FAR-RIGHT Donald Trump supporters stormed the US Capitol last night in a last-ditch bid to thwart Joe Biden’s presidential election victory.


Congress was suspended and a curfew imposed in Washington DC as demonstrators — some of them armed — pushed past police and smashed doors and windows to get into the building.
Reports emerged that a woman was ‘critical’ after being shot in the chest and late last night had died from her injuries.

Politicians including vice president Mike Pence were moved to secure locations, while officers fired tear gas as clashes broke out. A pipe bomb was found on the Capitol grounds and removed, authorities said.
Some protesters managed to get into the Senate and House chambers while thousands surrounded the building.

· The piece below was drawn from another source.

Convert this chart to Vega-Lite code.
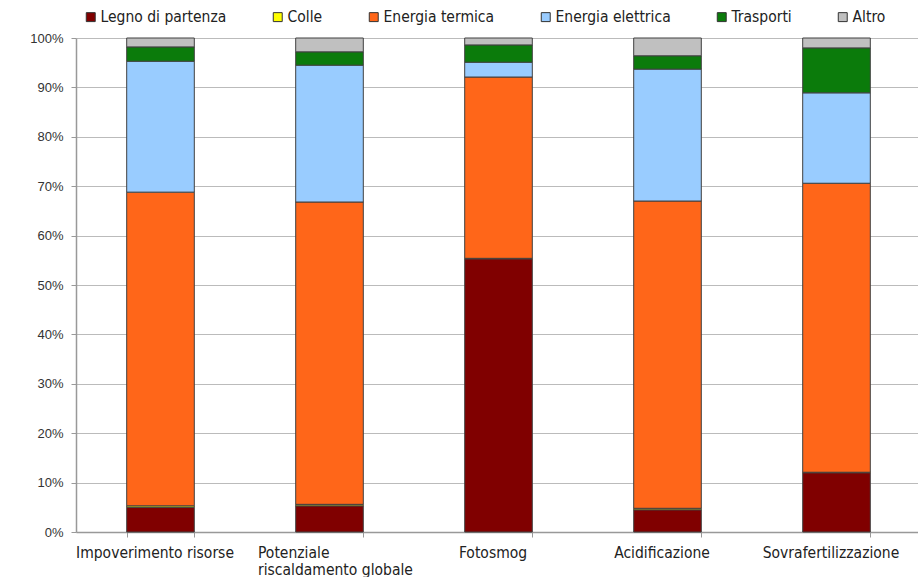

It came only hours after Mr Trump told a rally of supporters outside theWhite House to march to the Capitol to protests against the electoral college vote count.
As his supporters streamed into the Capitol, he tweeted his anger at Mr Pence for saying he would certify Mr Biden’s win in line with the law.
He later appealed for protesters to ‘remain peaceful’ but critics pointed out he did not ask them to stop or go home.


In a sombre address to the nation, Mr Biden said the Trump supporters should not be described as protesters as they wanted an ‘insurrection’.
He said: ‘At this hour, our democracy is under unprecedented assault, unlike anything we have seen in modern times. An assault on the citadel of liberty, on the capital itself.’
The president-elect also demanded Mr Trump go on national television ‘now’ to call off his supporters and ‘demand an end to this siege’.


Mr Trump later urged his supporters to ‘go home’ in a video statement posted to Twitter. He said: ‘I know your pain, I know you’re hurt. We had an election that was stolen from us, it was a landslide and everyone knows it… but you have to go home now. Go home, we love you, you’re very special’. Twitter put a warning under his video statement saying it cannot be retweeted due to the ‘risk of violence’.
Earlier, Mr Trump failed in his last-ditch attempt to overturn his election loss when Mr Pence told him that he did not have the power to reject votes unilaterally.

Mr Trump has persistently claimed without evidence that he lost November’s election due to fraud and tweeted that Mr Pence ‘didn’t have the courage to do what should have been done’.
Although the electoral college process is usually a ceremonial state-by-state process, Republicans raised their first objection to the Arizona result before the chaos forced the session to be suspended.
Meanwhile, Democrats seized control of the Senate after their candidates Raphael Warnock and Jon Ossoff won victories in Georgia last night.